WHAT IS ASKED | Pictures within the data are to be left out; everything else must be reproduced exactly.
:::::
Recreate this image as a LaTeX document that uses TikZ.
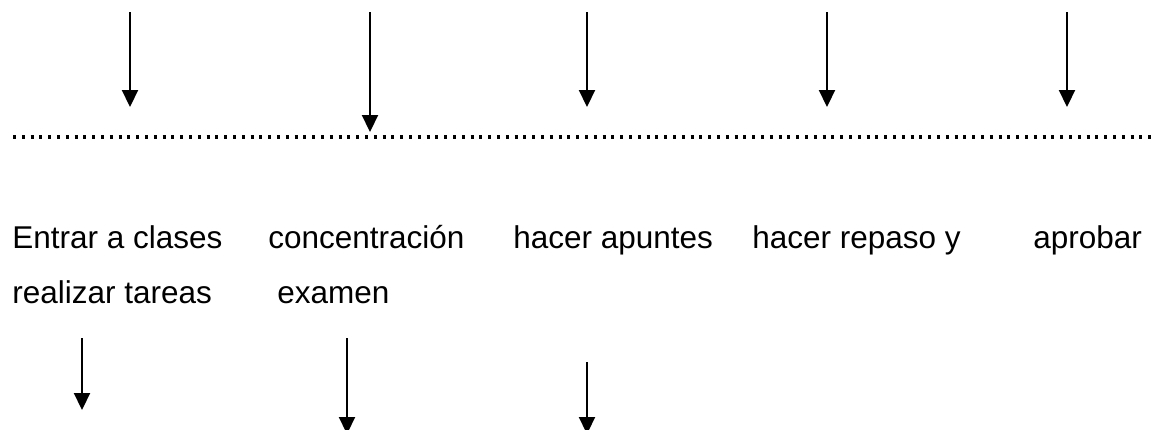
\documentclass[tikz,border=0pt]{standalone}
\usepackage{fontspec}
\setmainfont{Liberation Sans}
\usetikzlibrary{arrows.meta}

\begin{document}
\begin{tikzpicture}[x=0.5pt, y=-0.5pt,
        flecha/.style={line width=1.1pt, -{Triangle[width=8pt, length=8.5pt]}},
        texto/.style={anchor=base west, inner sep=0pt, font=\fontsize{15.75}{19}\selectfont},
        puntos/.style={line width=1.6pt, dash pattern=on 1.5pt off 2.9pt}]
        \useasboundingbox (0, 0) rectangle (1158, 429);

        % flechas de arriba
        \coordinate (a1) at (130, 12);
        \coordinate (b1) at (130, 107);
        \coordinate (a2) at (370, 12);
        \coordinate (b2) at (370, 132);
        \coordinate (a3) at (587, 12);
        \coordinate (b3) at (587, 107);
        \coordinate (a4) at (827, 12);
        \coordinate (b4) at (827, 107);
        \coordinate (a5) at (1067, 12);
        \coordinate (b5) at (1067, 107);
        \draw [flecha] (a1) -- (b1);
        \draw [flecha] (a2) -- (b2);
        \draw [flecha] (a3) -- (b3);
        \draw [flecha] (a4) -- (b4);
        \draw [flecha] (a5) -- (b5);

        % linea de puntos
        \coordinate (izq) at (13, 137);
        \coordinate (der) at (1153, 137);
        \draw [puntos] (izq) -- (der);

        % textos
        \node [texto] (entrar) at (12, 248) {Entrar a clases};
        \node [texto] (concen) at (268, 248) {concentración};
        \node [texto] (apuntes) at (513, 248) {hacer apuntes};
        \node [texto] (repaso) at (752, 248) {hacer repaso y};
        \node [texto] (aprobar) at (1033, 248) {aprobar};
        \node [texto] (tareas) at (12, 303) {realizar tareas};
        \node [texto] (examen) at (277, 303) {examen};

        % flechas de abajo
        \coordinate (c1) at (82, 338);
        \coordinate (d1) at (82, 410);
        \coordinate (c2) at (347, 338);
        \coordinate (d2) at (347, 434);
        \coordinate (c3) at (587, 362);
        \coordinate (d3) at (587, 434);
        \draw [flecha] (c1) -- (d1);
        \draw [flecha] (c2) -- (d2);
        \draw [flecha] (c3) -- (d3);
    \end{tikzpicture}
\end{document}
:::::
WRITTEN SOLUTION |
Recreate this image as a LaTeX document that uses TikZ.
\documentclass[tikz,border=0pt]{standalone}
\usepackage{fontspec}
\setmainfont{Liberation Sans}
\usetikzlibrary{arrows.meta}

\begin{document}
\begin{tikzpicture}[x=0.5pt, y=-0.5pt,
        flecha/.style={line width=1.1pt, -{Triangle[width=8pt, length=8.5pt]}},
        texto/.style={anchor=base west, inner sep=0pt, font=\fontsize{15.75}{19}\selectfont},
        puntos/.style={line width=1.6pt, dash pattern=on 1.5pt off 2.9pt}]
        \useasboundingbox (0, 0) rectangle (1158, 429);

        % flechas de arriba
        \coordinate (a1) at (130, 12);
        \coordinate (b1) at (130, 107);
        \coordinate (a2) at (370, 12);
        \coordinate (b2) at (370, 132);
        \coordinate (a3) at (587, 12);
        \coordinate (b3) at (587, 107);
        \coordinate (a4) at (827, 12);
        \coordinate (b4) at (827, 107);
        \coordinate (a5) at (1067, 12);
        \coordinate (b5) at (1067, 107);
        \draw [flecha] (a1) -- (b1);
        \draw [flecha] (a2) -- (b2);
        \draw [flecha] (a3) -- (b3);
        \draw [flecha] (a4) -- (b4);
        \draw [flecha] (a5) -- (b5);

        % linea de puntos
        \coordinate (izq) at (13, 137);
        \coordinate (der) at (1153, 137);
        \draw [puntos] (izq) -- (der);

        % textos
        \node [texto] (entrar) at (12, 248) {Entrar a clases};
        \node [texto] (concen) at (268, 248) {concentración};
        \node [texto] (apuntes) at (513, 248) {hacer apuntes};
        \node [texto] (repaso) at (752, 248) {hacer repaso y};
        \node [texto] (aprobar) at (1033, 248) {aprobar};
        \node [texto] (tareas) at (12, 303) {realizar tareas};
        \node [texto] (examen) at (277, 303) {examen};

        % flechas de abajo
        \coordinate (c1) at (82, 338);
        \coordinate (d1) at (82, 410);
        \coordinate (c2) at (347, 338);
        \coordinate (d2) at (347, 434);
        \coordinate (c3) at (587, 362);
        \coordinate (d3) at (587, 434);
        \draw [flecha] (c1) -- (d1);
        \draw [flecha] (c2) -- (d2);
        \draw [flecha] (c3) -- (d3);
    \end{tikzpicture}
\end{document}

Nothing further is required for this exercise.